El comité provincial de las milicias convenció a un juez, afín a ellos, para que dictara otro auto judicial, rechazando la orden de Interpol. Pero aunque este juez no tuviera jurisdicción ni fuera competente en el caso, su escrito era suficiente para que el gobernador de Basora tuviera un motivo y una orden para no ejecutar la orden internacional de busca y captura y no ponerse en contra de la milicia, que en ese momento continuaba mandando mucho. La realidad era que en silencio, con apoyo masivo y dentro de la ilegalidad, los milicianos controlaban muchas parcelas de poder en Basora. ¿Tendría algo que ver el atentado que sufrió el director de la seguridad civil de Basora, con el tema de la niña? ¿Fue una sangrienta llamada de atención de la milicia al poder civil, para decir quién mandaba realmente allí? Al menos, los hechos coincidieron en el tiempo. Y la vida en Iraq continuaba sin valer nada.
Los británicos, a su vez, tuvieron conocimiento de las primeras palabras de Abbas aceptando la entrega de su hija. En contacto directo con la policía iraquí, los militares británicos orquestaron una operación de rescate y evacuación de la niña para entregársela al embajador español. Al enterarse de que la propia policía iraquí rechazaba la entrega de la niña, amparándose en un auto «in judicial» y desajustado a Derecho, suspendieron la operación. Lo asombroso era que conocían perfectamente la farsa montada. Por aquellos días, comenzaba la lenta retirada de las fuerzas británicas de la zona y no querían asumir más conflictos que los propios.
Sara, Abbas y el resto de la familia se fueron a casa de su hermana Zeinab y de su cuñado Magid. La casa, a las afueras de Basora, era un auténtico oasis, en comparación con donde vivían habitualmente. Tenían un parque infantil, había Internet, lavadora, frigorífico y luz, más agua, que venía del pozo. Todo un lujo.
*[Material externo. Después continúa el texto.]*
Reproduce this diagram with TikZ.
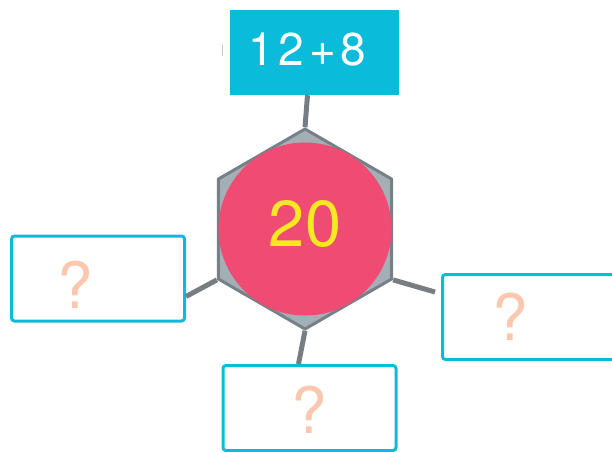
\documentclass[tikz,border=0pt]{standalone}
\usepackage{fontspec}
\setmainfont{TeX Gyre Heros}
\newfontfamily\sumfont[LetterSpace=10]{TeX Gyre Heros}
\usetikzlibrary{shapes.geometric}
\definecolor{boxcyan}{RGB}{10,188,218}
\definecolor{ballpink}{RGB}{239,75,115}
\definecolor{numyellow}{RGB}{247,232,36}
\definecolor{qpeach}{RGB}{251,199,174}
\definecolor{hexfill}{RGB}{164,174,181}
\definecolor{hexedge}{RGB}{120,128,135}
\definecolor{spokegray}{RGB}{118,126,132}
\tikzset{
	answer/.style={draw=boxcyan, line width=3pt, rounded corners=3pt, minimum width=173pt, minimum height=85pt},
	qmark/.style={text=qpeach, font=\fontsize{64}{64}\selectfont},
	spokeline/.style={draw=spokegray, line width=5pt},
}
\begin{document}
\begin{tikzpicture}[x=1pt, y=-1pt]
	\useasboundingbox (0, 0) rectangle (612, 451);
	\clip (0, 0) rectangle (612, 451);
	\node[regular polygon, regular polygon sides=6, shape border rotate=90, minimum size=200pt, inner sep=0pt, fill=hexfill, draw=hexedge, line width=3pt, line join=round] (hex) at (305, 229) {};
	\node[circle, fill=ballpink, minimum size=173pt, inner sep=0pt, text=numyellow, font=\fontsize{65}{65}\selectfont, text depth=11pt] (ball) at (hex.center) {20};
	\node[fill=boxcyan, minimum width=169pt, minimum height=85pt, inner sep=0pt, text=white, font=\sumfont\fontsize{46}{46}\selectfont, text depth=7pt] (sum) at (314.5, 52.5) {12+8\kern14pt};
	\draw[gray!45, line width=1pt] (222, 45)--(222, 56);
	\node[answer] (ansL) at (98, 278.5) {};
	\node[answer] (ansR) at (529, 317) {};
	\node[answer] (ansB) at (309.5, 408) {};
	\node[qmark] (qL) at ([xshift=-23pt, yshift=-6pt]ansL.center) {?};
	\node[qmark] (qR) at ([xshift=-19pt]ansR.center) {?};
	\node[qmark] (qB) at ([yshift=-2pt]ansB.center) {?};
	\draw[spokeline] (hex.90)--([xshift=-7pt]sum.south);
	\draw[spokeline] (hex.-90)--([xshift=-11pt]ansB.north);
	\draw[spokeline] (hex.210)--([yshift=-18pt]ansL.east);
	\draw[spokeline] (hex.-30)--([xshift=-6pt, yshift=25pt]ansR.west);
\end{tikzpicture}
\end{document}
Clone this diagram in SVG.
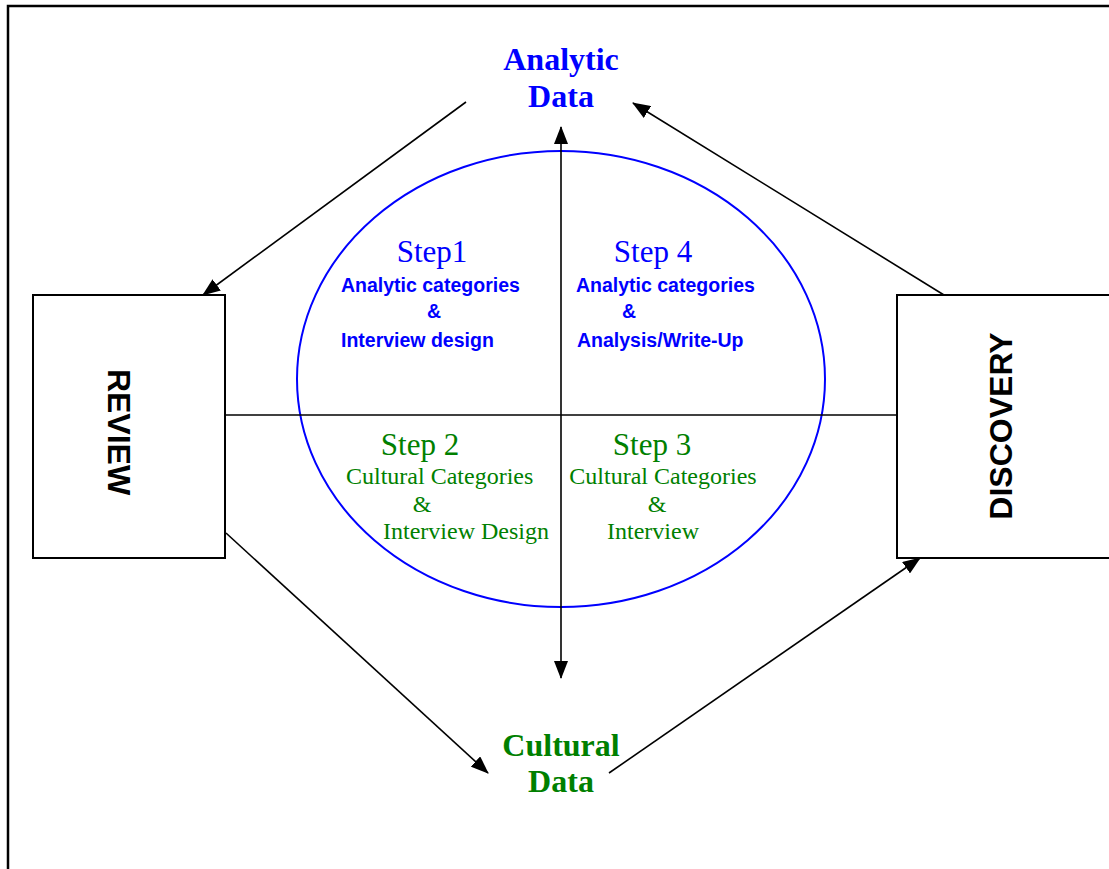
<svg xmlns="http://www.w3.org/2000/svg" width="1109" height="869" viewBox="0 0 1109 869">
<defs>
<style>
.ln{stroke:#000;stroke-width:1.6;fill:none}
.box{stroke:#000;stroke-width:2;fill:#fff}
.ttl{font-family:"Liberation Serif",serif;font-weight:bold;font-size:32px;text-anchor:middle}
.step{font-family:"Liberation Serif",serif;font-size:31px;text-anchor:middle}
.sa{font-family:"Liberation Sans",Arial,sans-serif;font-weight:bold;font-size:19.5px;fill:#0000ff}
.sc{font-family:"Liberation Serif",serif;font-size:24px;fill:#008000}
.lab{font-family:"Liberation Sans",Arial,sans-serif;font-weight:bold;font-size:32px;text-anchor:middle;fill:#000}
.blue{fill:#0000ff}
.green{fill:#008000}
</style>
<marker id="ah" viewBox="0 0 18 14" refX="17" refY="7" markerWidth="18" markerHeight="14" markerUnits="userSpaceOnUse" orient="auto">
<path d="M0,0 L18,7 L0,14 Z" fill="#000"/>
</marker>
</defs>
<rect x="0" y="0" width="1109" height="869" fill="#fff"/>
<path d="M8,869 V6 H1109" stroke="#000" stroke-width="2.5" fill="none"/>

<g id="ellipse">
<ellipse cx="561" cy="379" rx="264" ry="228" fill="none" stroke="#0000ff" stroke-width="2"/>
</g>

<g id="connectors">
<line class="ln" x1="226" y1="415" x2="897" y2="415"/>
<line class="ln" x1="561" y1="415" x2="561" y2="127" marker-end="url(#ah)"/>
<line class="ln" x1="561" y1="415" x2="561" y2="678" marker-end="url(#ah)"/>
<line class="ln" x1="466" y1="102" x2="203" y2="295" marker-end="url(#ah)"/>
<line class="ln" x1="944" y1="295" x2="633" y2="103" marker-end="url(#ah)"/>
<line class="ln" x1="226" y1="533" x2="488" y2="773" marker-end="url(#ah)"/>
<line class="ln" x1="609" y1="773" x2="920" y2="558" marker-end="url(#ah)"/>
</g>

<g id="review">
<rect class="box" x="33" y="295" width="192" height="263"/>
<text class="lab" transform="translate(108,432) rotate(90)">REVIEW</text>
</g>

<g id="discovery">
<rect class="box" x="897" y="295" width="220" height="263"/>
<text class="lab" transform="translate(1012,426) rotate(-90)">DISCOVERY</text>
</g>

<g id="analytic-data">
<text class="ttl blue" x="561" y="70">Analytic</text>
<text class="ttl blue" x="561" y="107">Data</text>
</g>

<g id="cultural-data">
<text class="ttl green" x="561" y="756">Cultural</text>
<text class="ttl green" x="561" y="792">Data</text>
</g>

<g id="step1">
<text class="step blue" x="432" y="262">Step1</text>
<text class="sa" x="341" y="292">Analytic categories</text>
<text class="sa" x="434" y="318" text-anchor="middle">&amp;</text>
<text class="sa" x="341" y="347">Interview design</text>
</g>

<g id="step4">
<text class="step blue" x="653" y="262">Step 4</text>
<text class="sa" x="576" y="292">Analytic categories</text>
<text class="sa" x="629" y="318" text-anchor="middle">&amp;</text>
<text class="sa" x="577" y="347">Analysis/Write-Up</text>
</g>

<g id="step2">
<text class="step green" x="420" y="455">Step 2</text>
<text class="sc" x="346" y="484">Cultural Categories</text>
<text class="sc" x="422" y="512" text-anchor="middle">&amp;</text>
<text class="sc" x="383" y="539">Interview Design</text>
</g>

<g id="step3">
<text class="step green" x="652" y="455">Step 3</text>
<text class="sc" x="663" y="484" text-anchor="middle">Cultural Categories</text>
<text class="sc" x="657" y="512" text-anchor="middle">&amp;</text>
<text class="sc" x="653" y="539" text-anchor="middle">Interview</text>
</g>
</svg>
Sara no era consciente en absoluto de lo que ocurría a su alrededor. Pensaba que estaba pasando unas pequeñas vacaciones, donde podía dormir casi en silencio, escuchando menos ruidos de explosiones y jugando con sus siete primos, que tenían más y mejores juguetes. A los pocos días, apareció Hazen por la casa y les dijo a todos:
«Está todo resuelto. Abbas no será detenido y Sara continuará con nosotros. A pesar de que estos malditos británicos y algunos políticos de aquí demasiado agradecidos del gobierno estaban empeñados en entregar a la niña. Un tribunal (de un solo juez) ha decidido que Sara debe de estar con su padre para que siga enriqueciéndose espiritualmente con nosotros, con su gente y con su cultura. Así que tranquilidad. ¡Alá es grande! Quédate algún día más por aquí, Abbas, porque le hemos hecho llegar a la madre otro mensaje más. Que te has casado y te has llevado a tu mujer y la niña a Siria, y si quieren, que te busquen allí. Y aquí que nos dejen en paz».